As a child, I was mesmerized by the colorful floral images that my mother used to paint. I didn’t realize that those fanciful flowers would eventually find their way into my bones, creating in me a deep connection to nature, and an intense desire to capture its mysteries.
Adrienne Anbinder, a fine art photographer, makes deeply sensual still-life photographs of flowers. She is enthralled with all things that bloom, believing that a flower can teach us how to love. Anbinder’s ethereal photographs are often mistaken for paintings, when in fact they are digitally painted and manipulated, revealing depth and animated light. Anbinder’s delicate flowers mystically emerge as if lifting off the page, fully and vulnerably, beckoning the viewer.

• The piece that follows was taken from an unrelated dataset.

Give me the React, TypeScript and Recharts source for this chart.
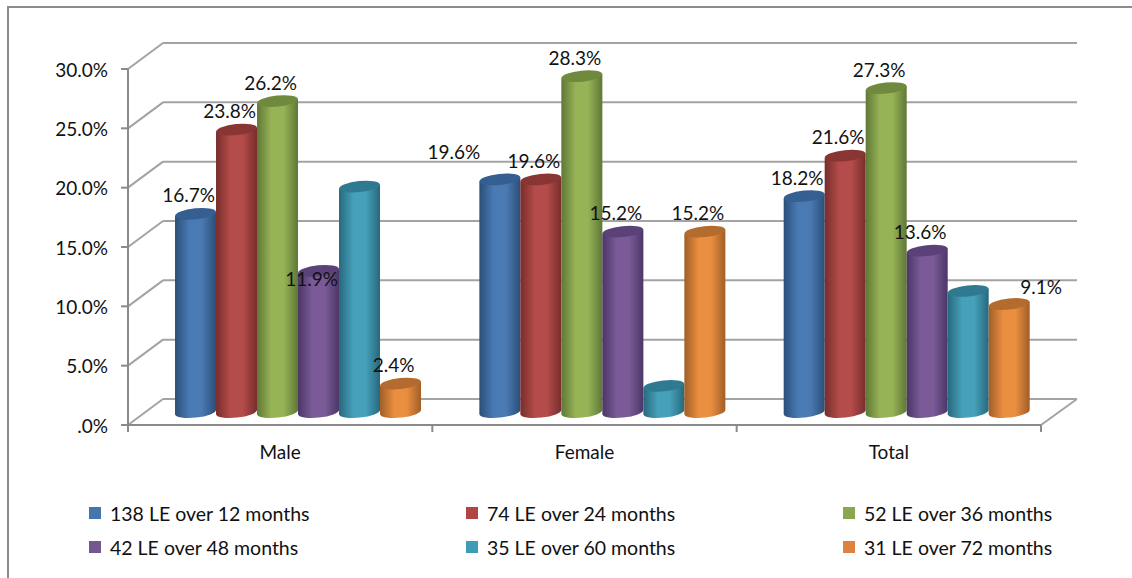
// @ts-nocheck
import React from 'react';
import { BarChart, Bar, XAxis, YAxis, CartesianGrid, Legend, LabelList } from 'recharts';

const categories = ['Male', 'Female', 'Total'];
const le138 = [16.7, 19.6, 18.2];
const le74 = [23.8, 19.6, 21.6];
const le52 = [26.2, 28.3, 27.3];
const le42 = [11.9, 15.2, 13.6];
const le35 = [19.0, 2.2, 10.2];
const le31 = [2.4, 15.2, 9.1];
const yTicks = [0, 5, 10, 15, 20, 25, 30];

const rows = categories.map((name, i) => ({
  name, le138: le138[i], le74: le74[i], le52: le52[i], le42: le42[i], le35: le35[i], le31: le31[i],
}));

// legend colour, then the cylinder's edge, bright and lid colours
const SERIES = [
  { key: 'le138', name: '138 LE over 12 months', fill: '#4676ab', edge: '#2a4f78', light: '#4a7ab3', lid: '#365f91', labels: true },
  { key: 'le74', name: '74 LE over 24 months', fill: '#b04543', edge: '#772d2c', light: '#b34c4a', lid: '#893533', labels: true },
  { key: 'le52', name: '52 LE over 36 months', fill: '#8aa64f', edge: '#5f7836', light: '#96b356', lid: '#6f8a3c', labels: true },
  { key: 'le42', name: '42 LE over 48 months', fill: '#75568f', edge: '#4b3666', light: '#7a5b98', lid: '#5a4279', labels: true },
  { key: 'le35', name: '35 LE over 60 months', fill: '#3f9ab4', edge: '#27687d', light: '#45a0b9', lid: '#2f7a91', labels: false },
  { key: 'le31', name: '31 LE over 72 months', fill: '#de8240', edge: '#a05e28', light: '#ea8e40', lid: '#b46c2e', labels: true },
];

const FONT = 'Lato, sans-serif';
const GRID = '#a3a3a3';
const AXIS = '#8a8a8a';
const DEPTH_X = 35;
const DEPTH_Y = 26;
const BAND = 913 / categories.length;
const TILT = -6;

// labels that Excel pushed away from the usual spot
const LABEL_SHIFT = { 'le42-0': [0, 27], 'le138-1': [-39, -9], 'le31-2': [39, 1] };

function gridLine(p) {
  const { x1, x2, y1 } = p;
  const by = y1 - DEPTH_Y;
  return (
    <g key={`grid-${y1}`} stroke={GRID} strokeWidth={2} fill="none">
      <line x1={x1} y1={y1} x2={x1 + DEPTH_X} y2={by} />
      <line x1={x1 + DEPTH_X} y1={by} x2={x2 + DEPTH_X + 1} y2={by} />
      {Math.abs(y1 - 425) < 1 && <line x1={x2} y1={y1} x2={x2 + DEPTH_X + 1} y2={by} />}
    </g>
  );
}

function Cylinder(props) {
  const { x, y, width, height, series } = props;
  const left = x + DEPTH_X / 2;
  const right = left + width;
  const rx = width / 2;
  const ry = 5.5;
  const top = y - DEPTH_Y / 2;
  const base = top + height;
  const dy = rx * Math.sin((-TILT * Math.PI) / 180);
  const body = `M${left},${top + dy} L${left},${base + dy} A${rx},${ry} ${TILT} 0 0 ${right},${base - dy} L${right},${top - dy} Z`;
  return (
    <g>
      <path d={body} fill={`url(#cyl-${series.key})`} />
      <ellipse cx={left + rx} cy={top} rx={rx} ry={ry} fill={series.lid} transform={`rotate(${TILT} ${left + rx} ${top})`} />
    </g>
  );
}

function barLabel(series) {
  return (p) => {
    const shift = LABEL_SHIFT[`${series.key}-${p.index}`] || [0, 0];
    const cx = p.x + DEPTH_X / 2 + p.width / 2 - 7 + shift[0];
    const cy = p.y - DEPTH_Y / 2 - 19 + shift[1];
    return (
      <text x={cx} y={cy} textAnchor="middle" dominantBaseline="central" fontSize={19} fontFamily={FONT} fill="#111">
        {p.value.toFixed(1)}%
      </text>
    );
  };
}

function CategoryTick({ x, y, payload, index }) {
  const edge = x - BAND / 2;
  return (
    <g>
      <line x1={edge} y1={y - 8} x2={edge} y2={y - 1} stroke={AXIS} strokeWidth={2} />
      {index === categories.length - 1 && (
        <line x1={edge + BAND} y1={y - 8} x2={edge + BAND} y2={y - 1} stroke={AXIS} strokeWidth={2} />
      )}
      <text x={x} y={y + 18} textAnchor="middle" dominantBaseline="central" fontSize={19} fontFamily={FONT} fill="#111">
        {payload.value}
      </text>
    </g>
  );
}

const LEGEND_X = [89, 466, 843];
const LEGEND_Y = [513, 547];

function LegendGrid({ payload }) {
  return (
    <div style={{ position: 'relative', width: 1132, height: 78 }}>
      {payload.map((item, i) => (
        <div key={item.value} style={{ position: 'absolute', left: LEGEND_X[i % 3], top: LEGEND_Y[Math.floor(i / 3)] - 500 - 12, height: 24, display: 'flex', alignItems: 'center', fontFamily: FONT, fontSize: 19.5, color: '#111', whiteSpace: 'nowrap' }}>
          <span style={{ display: 'inline-block', width: 12, height: 12, background: item.color, marginRight: 9 }} />
          {item.value}
        </div>
      ))}
    </div>
  );
}

export default function App() {
  return (
    <div style={{ position: 'absolute', left: 0, top: 0, width: 1132, height: 578, background: '#fff', overflow: 'hidden' }}>
      <div style={{ position: 'absolute', left: 7, top: 6, width: 1125, height: 572, borderLeft: '2px solid #8c8c8c', borderTop: '2px solid #8c8c8c', boxSizing: 'border-box' }} />
      <BarChart
        width={1132}
        height={578}
        data={rows}
        margin={{ top: 69, right: 91, bottom: 123, left: 48 }}
        barGap={0}
        barCategoryGap="9.7%"
        style={{ position: 'absolute', left: 0, top: 0 }}
      >
        <defs>
          {SERIES.map((s) => (
            <linearGradient key={s.key} id={`cyl-${s.key}`} x1="0" y1="0" x2="1" y2="0">
              <stop offset="0%" stopColor={s.edge} />
              <stop offset="35%" stopColor={s.light} />
              <stop offset="65%" stopColor={s.light} />
              <stop offset="100%" stopColor={s.edge} />
            </linearGradient>
          ))}
        </defs>
        <CartesianGrid horizontal={gridLine} vertical={false} />
        <XAxis dataKey="name" height={30} axisLine={{ stroke: AXIS, strokeWidth: 2 }} tickLine={false} tick={CategoryTick} interval={0} />
        <YAxis
          width={80}
          domain={[0, 30]}
          ticks={yTicks}
          interval={0}
          axisLine={{ stroke: AXIS, strokeWidth: 2 }}
          tickLine={{ stroke: AXIS, strokeWidth: 2 }}
          tickSize={7}
          tickMargin={13}
          tick={{ fontSize: 19, fontFamily: FONT, fill: '#111', dy: 1 }}
          tickFormatter={(v) => (v === 0 ? '.0%' : `${v.toFixed(1)}%`)}
        />
        <Legend
          layout="horizontal"
          verticalAlign="middle"
          align="center"
          itemSorter={null}
          wrapperStyle={{ left: 0, top: 500, width: 1132, height: 78 }}
          content={LegendGrid}
        />
        {SERIES.map((s) => (
          <Bar key={s.key} dataKey={s.key} name={s.name} fill={s.fill} isAnimationActive={false} shape={(p) => <Cylinder {...p} series={s} />}>
            {s.labels && <LabelList dataKey={s.key} content={barLabel(s)} />}
          </Bar>
        ))}
      </BarChart>
    </div>
  );
}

Born and raised in Brooklyn, Anbinder’s mother painted murals of flowers across nearly every wall of their home. Her home always smelled of oil paint. A true New Yorker, Anbinder studied at The School of Visual Arts and The Art Students League. Her passion for floral photography bloomed when she worked as an Art Director to produce a nationwide floral campaign for Goodness Magazine. She has been photographing flowers for the past ten years, citing the flowers of Georgia O’Keefe and the still-lifes of the Dutch masters as inspiration. Anbinder’s work is also informed by the chiaroscuro of Michelangelo Merisi da Caravaggio, a 17th-century Italian painter who illuminated large foreground subjects against heavily darkened backgrounds to achieve a high-contrast, dramatic effect. Six years ago, Anbinder moved to Serenbe, a progressive arts and wellness community outside of Atlanta. This experience inspired a deeper exploration of spirituality in her work, which often includes nature mandalas and memoir.